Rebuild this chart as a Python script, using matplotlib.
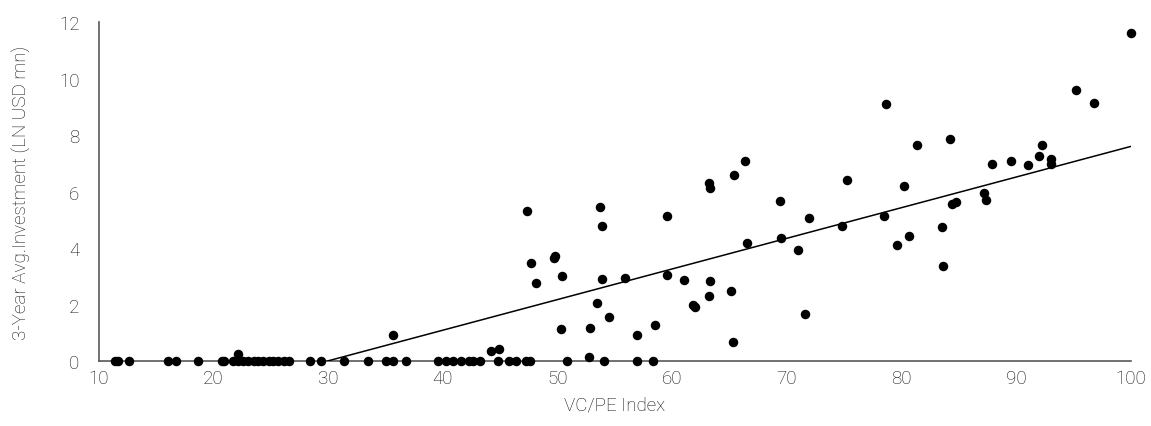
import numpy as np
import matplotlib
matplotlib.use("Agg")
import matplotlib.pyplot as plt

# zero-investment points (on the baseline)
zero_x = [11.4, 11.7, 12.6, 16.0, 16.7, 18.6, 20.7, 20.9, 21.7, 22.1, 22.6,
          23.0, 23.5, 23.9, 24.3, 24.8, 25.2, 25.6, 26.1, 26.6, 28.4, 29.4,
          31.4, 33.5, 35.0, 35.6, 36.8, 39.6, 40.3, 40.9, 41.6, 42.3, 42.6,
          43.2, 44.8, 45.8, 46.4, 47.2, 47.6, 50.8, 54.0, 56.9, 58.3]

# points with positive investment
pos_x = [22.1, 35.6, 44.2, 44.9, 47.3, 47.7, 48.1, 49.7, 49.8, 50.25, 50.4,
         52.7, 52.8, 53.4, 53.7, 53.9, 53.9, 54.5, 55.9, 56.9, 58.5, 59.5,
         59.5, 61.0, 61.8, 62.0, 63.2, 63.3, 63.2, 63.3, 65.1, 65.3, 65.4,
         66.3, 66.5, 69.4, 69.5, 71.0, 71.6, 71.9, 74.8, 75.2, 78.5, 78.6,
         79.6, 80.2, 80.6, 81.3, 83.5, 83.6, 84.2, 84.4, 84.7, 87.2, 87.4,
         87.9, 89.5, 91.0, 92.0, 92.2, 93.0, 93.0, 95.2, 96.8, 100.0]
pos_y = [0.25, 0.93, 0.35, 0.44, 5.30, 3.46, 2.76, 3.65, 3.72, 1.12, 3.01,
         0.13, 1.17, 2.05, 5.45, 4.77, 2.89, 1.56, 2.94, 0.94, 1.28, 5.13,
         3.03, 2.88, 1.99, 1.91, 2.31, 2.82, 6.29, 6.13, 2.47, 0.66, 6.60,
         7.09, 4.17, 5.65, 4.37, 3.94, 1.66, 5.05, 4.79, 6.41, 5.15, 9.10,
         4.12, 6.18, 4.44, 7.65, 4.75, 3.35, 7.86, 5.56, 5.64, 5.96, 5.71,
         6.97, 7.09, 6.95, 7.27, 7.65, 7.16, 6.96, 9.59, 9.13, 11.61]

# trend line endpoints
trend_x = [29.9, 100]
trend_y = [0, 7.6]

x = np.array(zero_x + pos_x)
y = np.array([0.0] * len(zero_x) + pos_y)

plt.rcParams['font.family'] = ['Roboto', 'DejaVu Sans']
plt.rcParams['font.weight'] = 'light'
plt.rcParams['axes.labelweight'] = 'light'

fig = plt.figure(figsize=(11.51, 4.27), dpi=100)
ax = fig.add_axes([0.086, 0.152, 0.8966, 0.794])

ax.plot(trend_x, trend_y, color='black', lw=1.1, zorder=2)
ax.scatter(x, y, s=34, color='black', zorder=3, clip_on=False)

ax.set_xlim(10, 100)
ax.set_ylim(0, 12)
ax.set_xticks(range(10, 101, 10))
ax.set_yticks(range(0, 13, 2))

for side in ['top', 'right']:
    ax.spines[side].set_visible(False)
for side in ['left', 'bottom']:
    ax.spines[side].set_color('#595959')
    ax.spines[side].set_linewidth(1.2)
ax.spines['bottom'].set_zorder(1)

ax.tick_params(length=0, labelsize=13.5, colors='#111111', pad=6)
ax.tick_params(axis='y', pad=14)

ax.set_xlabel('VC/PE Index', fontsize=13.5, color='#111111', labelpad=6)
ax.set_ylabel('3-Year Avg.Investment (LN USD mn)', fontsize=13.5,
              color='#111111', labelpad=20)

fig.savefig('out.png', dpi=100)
────────────────
▶ WHAT NEEDS TO BE DONE
Give only the number of lines in the preceding material that contain the string "matplotlib".

▶ CORRECT ANSWER
4